**RECORD LIST**

>>>>

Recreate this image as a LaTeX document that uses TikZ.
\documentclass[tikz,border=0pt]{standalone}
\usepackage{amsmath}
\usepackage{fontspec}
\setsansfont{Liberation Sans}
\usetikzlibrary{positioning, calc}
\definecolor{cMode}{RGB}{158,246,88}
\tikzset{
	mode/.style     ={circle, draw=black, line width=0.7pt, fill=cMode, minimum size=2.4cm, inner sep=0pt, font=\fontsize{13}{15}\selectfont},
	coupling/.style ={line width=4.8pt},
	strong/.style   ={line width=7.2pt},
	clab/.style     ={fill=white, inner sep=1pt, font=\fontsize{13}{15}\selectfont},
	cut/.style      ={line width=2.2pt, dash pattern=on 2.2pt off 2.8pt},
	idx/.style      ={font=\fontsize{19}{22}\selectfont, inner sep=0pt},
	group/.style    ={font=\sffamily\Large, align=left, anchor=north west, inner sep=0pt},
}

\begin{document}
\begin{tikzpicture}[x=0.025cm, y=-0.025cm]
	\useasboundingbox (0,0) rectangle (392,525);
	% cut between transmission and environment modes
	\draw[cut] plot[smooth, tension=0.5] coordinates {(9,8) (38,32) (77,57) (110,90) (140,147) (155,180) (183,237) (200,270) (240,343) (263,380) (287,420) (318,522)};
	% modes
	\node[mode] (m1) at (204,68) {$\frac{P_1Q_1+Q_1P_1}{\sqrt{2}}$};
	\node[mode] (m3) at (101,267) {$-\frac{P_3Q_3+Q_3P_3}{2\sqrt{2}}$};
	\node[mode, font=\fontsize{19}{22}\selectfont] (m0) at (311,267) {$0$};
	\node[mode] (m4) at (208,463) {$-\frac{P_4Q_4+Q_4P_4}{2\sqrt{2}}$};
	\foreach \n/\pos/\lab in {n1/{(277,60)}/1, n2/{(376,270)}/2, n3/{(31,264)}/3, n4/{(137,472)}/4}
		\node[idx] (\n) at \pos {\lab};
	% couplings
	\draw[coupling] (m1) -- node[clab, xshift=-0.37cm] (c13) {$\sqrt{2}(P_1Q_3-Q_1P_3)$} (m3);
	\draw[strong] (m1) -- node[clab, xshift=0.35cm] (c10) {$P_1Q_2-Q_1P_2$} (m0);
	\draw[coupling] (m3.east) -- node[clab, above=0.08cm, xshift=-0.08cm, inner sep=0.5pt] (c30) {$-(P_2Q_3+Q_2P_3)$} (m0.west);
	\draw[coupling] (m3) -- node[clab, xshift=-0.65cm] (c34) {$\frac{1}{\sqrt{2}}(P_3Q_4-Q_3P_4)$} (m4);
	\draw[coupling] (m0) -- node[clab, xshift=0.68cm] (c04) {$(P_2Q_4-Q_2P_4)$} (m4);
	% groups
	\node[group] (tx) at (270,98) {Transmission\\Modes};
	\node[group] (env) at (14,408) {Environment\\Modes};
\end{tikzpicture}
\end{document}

<<<<
>>>>

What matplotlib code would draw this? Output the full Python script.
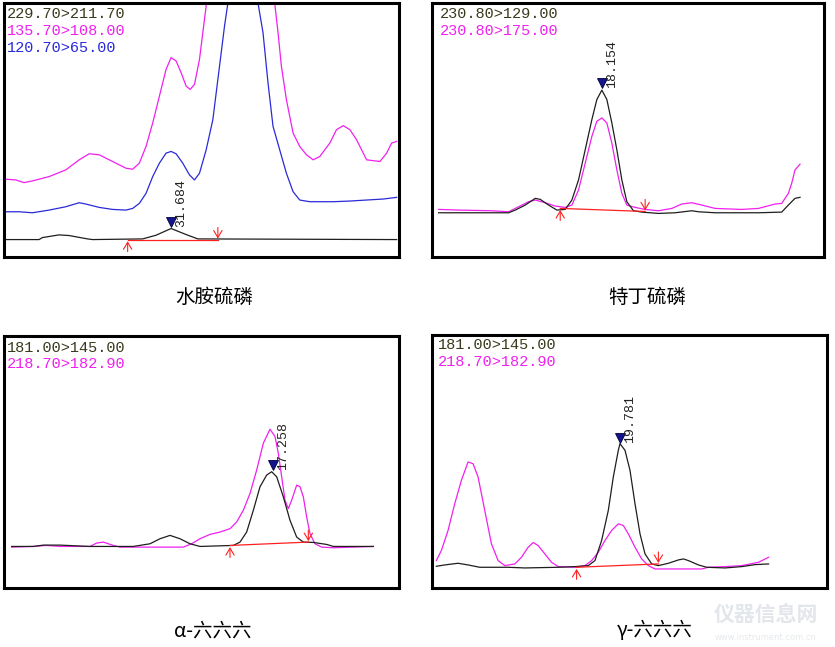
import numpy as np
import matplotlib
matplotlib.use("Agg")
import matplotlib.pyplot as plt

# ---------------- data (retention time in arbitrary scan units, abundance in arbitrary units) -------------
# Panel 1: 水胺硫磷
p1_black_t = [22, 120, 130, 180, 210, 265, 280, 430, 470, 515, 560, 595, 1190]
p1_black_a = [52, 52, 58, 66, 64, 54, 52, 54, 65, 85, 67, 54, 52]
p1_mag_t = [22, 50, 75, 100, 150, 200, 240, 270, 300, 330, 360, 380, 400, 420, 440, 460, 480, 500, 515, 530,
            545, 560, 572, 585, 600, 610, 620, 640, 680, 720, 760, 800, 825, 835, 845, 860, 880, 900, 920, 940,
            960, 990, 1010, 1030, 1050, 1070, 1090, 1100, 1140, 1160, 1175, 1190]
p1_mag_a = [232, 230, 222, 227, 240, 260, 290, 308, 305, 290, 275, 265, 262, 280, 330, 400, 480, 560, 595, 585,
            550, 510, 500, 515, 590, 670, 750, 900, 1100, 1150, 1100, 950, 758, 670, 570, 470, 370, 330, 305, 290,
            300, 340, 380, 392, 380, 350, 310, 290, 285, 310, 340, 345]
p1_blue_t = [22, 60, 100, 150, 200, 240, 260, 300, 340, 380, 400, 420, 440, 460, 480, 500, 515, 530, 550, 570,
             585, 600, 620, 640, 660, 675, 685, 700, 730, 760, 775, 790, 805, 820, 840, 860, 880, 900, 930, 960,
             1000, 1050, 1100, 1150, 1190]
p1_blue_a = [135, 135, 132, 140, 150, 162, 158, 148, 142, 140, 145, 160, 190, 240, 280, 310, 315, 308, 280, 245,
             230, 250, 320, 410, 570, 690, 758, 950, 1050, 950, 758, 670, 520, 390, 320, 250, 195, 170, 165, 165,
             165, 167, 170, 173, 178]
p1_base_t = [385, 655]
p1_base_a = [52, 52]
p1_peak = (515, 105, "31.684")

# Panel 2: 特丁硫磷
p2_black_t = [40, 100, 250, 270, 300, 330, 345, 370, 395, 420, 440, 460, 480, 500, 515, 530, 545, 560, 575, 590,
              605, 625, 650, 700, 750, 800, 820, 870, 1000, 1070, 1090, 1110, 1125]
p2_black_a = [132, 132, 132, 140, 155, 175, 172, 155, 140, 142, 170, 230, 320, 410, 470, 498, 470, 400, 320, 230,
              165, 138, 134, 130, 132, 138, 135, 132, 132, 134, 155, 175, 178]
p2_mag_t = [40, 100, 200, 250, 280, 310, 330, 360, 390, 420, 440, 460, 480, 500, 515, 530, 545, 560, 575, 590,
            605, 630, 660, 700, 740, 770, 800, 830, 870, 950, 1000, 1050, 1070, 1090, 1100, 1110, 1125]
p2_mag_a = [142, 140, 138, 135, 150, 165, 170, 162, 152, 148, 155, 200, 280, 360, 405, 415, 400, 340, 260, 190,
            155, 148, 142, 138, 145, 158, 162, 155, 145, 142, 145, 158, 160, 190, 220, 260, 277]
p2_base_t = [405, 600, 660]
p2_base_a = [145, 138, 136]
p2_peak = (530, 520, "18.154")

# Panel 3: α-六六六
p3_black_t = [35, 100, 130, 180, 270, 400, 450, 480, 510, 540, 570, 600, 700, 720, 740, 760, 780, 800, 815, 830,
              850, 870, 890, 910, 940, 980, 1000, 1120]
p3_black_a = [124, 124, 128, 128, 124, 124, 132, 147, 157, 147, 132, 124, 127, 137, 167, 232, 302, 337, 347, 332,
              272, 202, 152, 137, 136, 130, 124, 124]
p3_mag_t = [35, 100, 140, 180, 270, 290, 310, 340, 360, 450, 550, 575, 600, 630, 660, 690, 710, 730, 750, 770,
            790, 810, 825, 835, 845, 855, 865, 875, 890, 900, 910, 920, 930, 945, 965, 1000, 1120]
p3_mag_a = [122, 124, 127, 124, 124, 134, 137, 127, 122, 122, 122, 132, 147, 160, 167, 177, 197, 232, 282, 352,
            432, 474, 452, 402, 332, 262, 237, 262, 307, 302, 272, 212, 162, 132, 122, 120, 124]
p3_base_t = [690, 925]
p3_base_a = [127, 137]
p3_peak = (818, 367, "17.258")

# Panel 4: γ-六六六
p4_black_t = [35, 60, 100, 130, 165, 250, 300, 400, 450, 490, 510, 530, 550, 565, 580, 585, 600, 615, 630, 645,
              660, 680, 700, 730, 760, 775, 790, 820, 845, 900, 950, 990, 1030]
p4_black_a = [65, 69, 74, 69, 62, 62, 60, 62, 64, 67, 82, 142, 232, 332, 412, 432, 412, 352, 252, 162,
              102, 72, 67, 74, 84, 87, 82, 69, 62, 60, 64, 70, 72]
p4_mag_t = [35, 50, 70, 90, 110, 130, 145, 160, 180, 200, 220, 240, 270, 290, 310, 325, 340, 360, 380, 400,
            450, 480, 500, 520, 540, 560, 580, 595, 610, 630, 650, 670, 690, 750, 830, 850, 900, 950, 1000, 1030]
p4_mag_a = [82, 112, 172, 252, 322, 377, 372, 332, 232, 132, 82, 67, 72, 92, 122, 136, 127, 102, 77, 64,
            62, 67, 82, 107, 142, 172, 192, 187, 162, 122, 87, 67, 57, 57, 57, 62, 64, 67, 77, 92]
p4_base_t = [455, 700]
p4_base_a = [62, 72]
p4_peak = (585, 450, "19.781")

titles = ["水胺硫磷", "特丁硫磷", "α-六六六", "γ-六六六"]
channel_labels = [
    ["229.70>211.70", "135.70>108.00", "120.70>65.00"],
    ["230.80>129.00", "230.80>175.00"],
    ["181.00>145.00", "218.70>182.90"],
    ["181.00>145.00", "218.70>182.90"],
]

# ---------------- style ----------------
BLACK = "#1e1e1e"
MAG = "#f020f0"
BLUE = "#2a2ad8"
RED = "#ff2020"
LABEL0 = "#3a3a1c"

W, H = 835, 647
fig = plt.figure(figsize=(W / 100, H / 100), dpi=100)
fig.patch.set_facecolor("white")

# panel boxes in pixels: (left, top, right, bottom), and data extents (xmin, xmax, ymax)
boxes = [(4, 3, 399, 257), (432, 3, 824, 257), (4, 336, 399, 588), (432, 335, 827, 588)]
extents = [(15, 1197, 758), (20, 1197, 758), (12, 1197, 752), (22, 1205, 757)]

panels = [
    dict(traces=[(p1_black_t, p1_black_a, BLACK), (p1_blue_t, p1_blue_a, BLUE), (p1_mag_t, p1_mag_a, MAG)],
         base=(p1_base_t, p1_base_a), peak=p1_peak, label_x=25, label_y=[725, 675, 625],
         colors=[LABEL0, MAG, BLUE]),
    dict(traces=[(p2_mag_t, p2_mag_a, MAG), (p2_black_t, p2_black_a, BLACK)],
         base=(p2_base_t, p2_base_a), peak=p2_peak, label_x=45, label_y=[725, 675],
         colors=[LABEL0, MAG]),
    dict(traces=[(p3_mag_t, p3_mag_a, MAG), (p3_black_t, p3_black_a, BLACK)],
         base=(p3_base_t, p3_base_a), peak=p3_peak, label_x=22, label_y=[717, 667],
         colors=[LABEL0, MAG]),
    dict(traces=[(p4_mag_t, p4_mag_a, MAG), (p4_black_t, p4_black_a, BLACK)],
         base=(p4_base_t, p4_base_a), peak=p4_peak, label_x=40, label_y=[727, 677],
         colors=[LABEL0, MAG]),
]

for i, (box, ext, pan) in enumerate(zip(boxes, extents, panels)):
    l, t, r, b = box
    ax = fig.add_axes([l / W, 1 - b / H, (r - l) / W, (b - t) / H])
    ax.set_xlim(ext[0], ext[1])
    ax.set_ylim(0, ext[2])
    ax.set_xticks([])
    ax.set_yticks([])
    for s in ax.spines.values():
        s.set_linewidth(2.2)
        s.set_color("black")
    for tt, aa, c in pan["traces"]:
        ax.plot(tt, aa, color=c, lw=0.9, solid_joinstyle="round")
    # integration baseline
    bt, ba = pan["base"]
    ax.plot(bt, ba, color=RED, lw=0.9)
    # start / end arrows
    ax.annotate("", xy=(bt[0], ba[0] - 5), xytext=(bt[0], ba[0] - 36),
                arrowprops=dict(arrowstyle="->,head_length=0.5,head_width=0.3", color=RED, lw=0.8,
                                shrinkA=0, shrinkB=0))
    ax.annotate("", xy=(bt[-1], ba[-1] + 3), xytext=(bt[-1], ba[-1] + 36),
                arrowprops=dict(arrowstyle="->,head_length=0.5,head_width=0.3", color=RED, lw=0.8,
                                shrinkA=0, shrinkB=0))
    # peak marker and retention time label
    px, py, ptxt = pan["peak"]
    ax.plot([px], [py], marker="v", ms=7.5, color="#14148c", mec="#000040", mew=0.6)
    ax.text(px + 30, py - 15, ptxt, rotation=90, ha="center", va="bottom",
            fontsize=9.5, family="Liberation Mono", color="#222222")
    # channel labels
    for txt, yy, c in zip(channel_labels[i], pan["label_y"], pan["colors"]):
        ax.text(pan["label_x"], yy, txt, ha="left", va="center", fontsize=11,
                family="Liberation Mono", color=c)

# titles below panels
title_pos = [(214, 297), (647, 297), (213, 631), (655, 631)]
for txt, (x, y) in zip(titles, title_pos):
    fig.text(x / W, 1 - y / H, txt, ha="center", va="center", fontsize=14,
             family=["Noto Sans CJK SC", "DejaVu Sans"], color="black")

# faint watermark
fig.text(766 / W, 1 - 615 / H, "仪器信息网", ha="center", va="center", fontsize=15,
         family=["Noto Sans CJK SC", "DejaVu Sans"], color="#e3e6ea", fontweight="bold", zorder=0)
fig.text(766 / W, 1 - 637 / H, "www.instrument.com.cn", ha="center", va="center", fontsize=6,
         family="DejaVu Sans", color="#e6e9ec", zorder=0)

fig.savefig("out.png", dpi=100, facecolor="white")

<<<<

**WORK TO BE COMPLETED**
Output word for word the lines running from the one containing "What matplotlib code" to the one containing "import matplotlib.pyplot as plt", both included, leaving out the pictures.

**EXPECTED ANSWER**
What matplotlib code would draw this? Output the full Python script.
import numpy as np
import matplotlib
matplotlib.use("Agg")
import matplotlib.pyplot as plt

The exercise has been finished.